The closest your view comes to being a metaphysic of sorts rests for me in its affinity with the avowedly anti-metaphysical Heidegger's notion of truth as Ereignis: truth is eventual, not eternal. I'm not wholly averse to entertaining the idea, but how are we to evade the obvious problem that truth construed as Ereignis must itself be eventual, epochal, "for the time being" only? If reality is event--Ereignis--then the truth of reality is temporal, historical, and that necessarily means that truth as event, as a "model of reality", will "eventually" prove false at some point in the ongoing, never ending future. If "truth" is epochal--does God not transcend the epochs?

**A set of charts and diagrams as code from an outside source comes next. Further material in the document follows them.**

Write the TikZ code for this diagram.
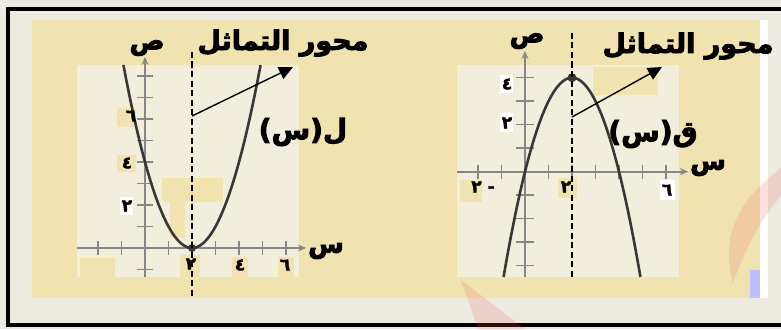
\documentclass[tikz,border=0pt]{standalone}
\usepackage{fontspec}
\newfontfamily\arabicfont[Script=Arabic,FakeBold=3.2]{DejaVu Sans Bold}
\newfontfamily\arabicnum[Script=Arabic,FakeBold=2]{DejaVu Sans Bold}
\TeXXeTstate=1
\usetikzlibrary{arrows.meta}
\definecolor{bggrey}{RGB}{237,234,225}
\definecolor{khaki}{RGB}{240,227,176}
\definecolor{plotbg}{RGB}{242,238,220}
\definecolor{axisgrey}{RGB}{135,135,135}
\definecolor{curvegrey}{RGB}{55,55,55}
\definecolor{wmred}{RGB}{240,90,90}
\begin{document}
\begin{tikzpicture}[x=1pt,y=-1pt,
  axis/.style={axisgrey,line width=1.8pt,-{Stealth[length=8pt,width=7pt]}},
  tick/.style={axisgrey,line width=1.5pt},
  curve/.style={curvegrey,line width=2.6pt},
  symline/.style={black,line width=1.5pt,dash pattern=on 6pt off 3.5pt},
  pointer/.style={black,line width=1.4pt,-{Triangle[length=14pt,width=13pt]}},
  title/.style={font=\arabicfont\fontsize{27}{30}\selectfont,inner sep=0pt},
  fname/.style={font=\arabicfont\fontsize{28}{32}\selectfont,inner sep=0pt},
  axlabel/.style={font=\arabicfont\fontsize{26}{30}\selectfont,inner sep=0pt},
  num/.style={font=\arabicnum\fontsize{17}{20}\selectfont,inner sep=0pt}]
\useasboundingbox (0,0) rectangle (781,329);
% backgrounds
\fill[bggrey] (0,0) rectangle (781,329);
\fill[khaki] (32,20) rectangle (760,298);
\fill[white] (760,20) rectangle (768,298);
\draw[black,line width=4pt] (7.5,9.5) rectangle (800,325);
% ---------- left graph ----------
\fill[plotbg] (77,65) rectangle (299,277);
\fill[khaki] (162,178) rectangle (223,202);
\fill[khaki] (170,202) rectangle (185,238);
\fill[khaki] (80,258) rectangle (115,277);
\fill[khaki] (117,108) rectangle (136,127);
\fill[khaki] (117,155) rectangle (136,172);
\fill[khaki] (180,255) rectangle (200,277);
\fill[khaki] (232,257) rectangle (248,277);
\fill[khaki] (278,257) rectangle (294,277);
\fill[white] (120,197) rectangle (133,215);
\foreach \u in {-2,-1,1,2,3,4,5,6} \draw[tick] ({145+23.5*\u},241) -- ({145+23.5*\u},255);
\foreach \v in {-1,1,2,3,4,5,6,7,8} \draw[tick] (137,{248-21.5*\v}) -- (153,{248-21.5*\v});
\coordinate (lxs) at (77,248); \coordinate (lxe) at (306,248);
\coordinate (lys) at (145,277); \coordinate (lye) at (145,57);
\draw[axis] (lxs) -- (lxe);
\draw[axis] (lys) -- (lye);
\draw[curve] plot[domain=-0.917:4.917,samples=80,smooth] ({145+23.5*\x},{248-21.5*(\x-2)^2});
\fill[curvegrey] (192,248) circle (4pt);
\coordinate (lds) at (192,52); \coordinate (lde) at (192,298);
\draw[symline] (lds) -- (lde);
\node[num] (lx2) at (191,264) {٢};
\node[num] (lx4) at (240,265) {٤};
\node[num] (lx6) at (285,265) {٦};
\node[num] (ly2) at (127,206) {٢};
\node[num] (ly4) at (127,163) {٤};
\node[num] (ly6) at (131,116) {٦};
\node[axlabel] (lxl) at (326,251) {س};
\node[axlabel] (lyl) at (147,48) {ص};
\node[title] (lt) at (283,43) {\beginR محور التماثل\endR};
\node[fname] (lf) at (303,132) {\beginR ل(س)\endR};
\coordinate (la1) at (192,116); \coordinate (la2) at (293,67);
\draw[pointer] (la1) -- (la2);
% ---------- right graph ----------
\fill[plotbg] (457,65) rectangle (679,277);
\fill[khaki] (593,67) rectangle (658,95);
\fill[khaki] (460,180) rectangle (482,202);
\fill[khaki] (558,178) rectangle (577,198);
\fill[white] (500,75) rectangle (513,93);
\fill[white] (500,113) rectangle (513,132);
\fill[white] (660,180) rectangle (675,200);
\foreach \u in {-2,-1,1,2,3,4,5,6} \draw[tick] ({525+23.5*\u},164.7) -- ({525+23.5*\u},178.7);
\foreach \v in {-4,-3,-2,-1,1,2,3,4} \draw[tick] (516,{171.7-23.5*\v}) -- (534,{171.7-23.5*\v});
\coordinate (rxs) at (457,171.7); \coordinate (rxe) at (688,171.7);
\coordinate (rys) at (525,277); \coordinate (rye) at (525,51);
\draw[axis] (rxs) -- (rxe);
\draw[axis] (rys) -- (rye);
\draw[curve] plot[domain=-0.912:4.912,samples=80,smooth] ({525+23.5*\x},{171.7-23.5*(4-(\x-2)^2)});
\fill[curvegrey] (572,77.7) circle (4.5pt);
\coordinate (rds) at (572,33); \coordinate (rde) at (572,277);
\draw[symline] (rds) -- (rde);
\node[num] (ry4) at (507,84) {٤};
\node[num] (ry2) at (507,123) {٢};
\node[num] (rxm2) at (483,187) {\beginR -\ ٢\endR};
\node[num] (rx2) at (566,187) {٢};
\node[num] (rx6) at (667,190) {٦};
\node[axlabel] (rxl) at (708,168) {س};
\node[axlabel] (ryl) at (527,41) {ص};
\node[title] (rt) at (688,46) {\beginR محور التماثل\endR};
\node[fname] (rf) at (653,134) {\beginR ق(س)\endR};
\coordinate (ra1) at (572,117); \coordinate (ra2) at (662,67);
\draw[pointer] (ra1) -- (ra2);
% small icon
\fill[blue!25] (750,270) rectangle (760,298);
% watermark
\fill[wmred,opacity=0.18] (781,168) .. controls (745,195) and (718,230) .. (733,283)
   .. controls (745,250) and (760,220) .. (781,196) -- cycle;
\fill[wmred,opacity=0.18] (461,280) -- (525,329) -- (478,329) -- cycle;
\end{tikzpicture}
\end{document}
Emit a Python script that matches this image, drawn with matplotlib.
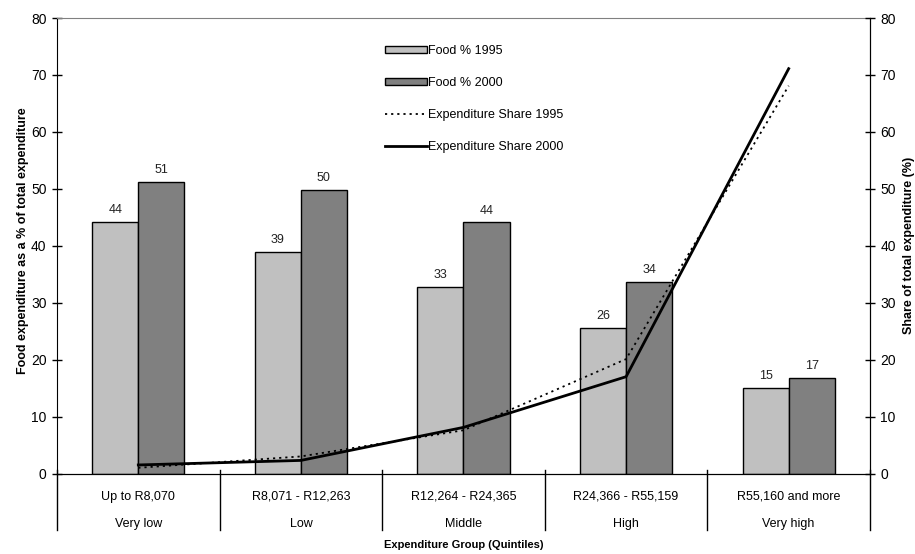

And in that "event"--is truth not finally eternal rather than eventual?
@WM - You aren't in a position to have a valid opinion on this subject - and you don't see any need to make the (considerable) effort required to do so; presumably because you are satisfied with the existing assumptions. Let's leave it at that.
Or rather, because you have a point of view, you are not in the right position to talk of objective truth.
Of course, if you didn't have a point of view, you wouldn't care about truth at all.
But if you don't confront the dilemma, then we're stuck at word games because without acknowledging your own point of view "truth" doesn't actually mean anything.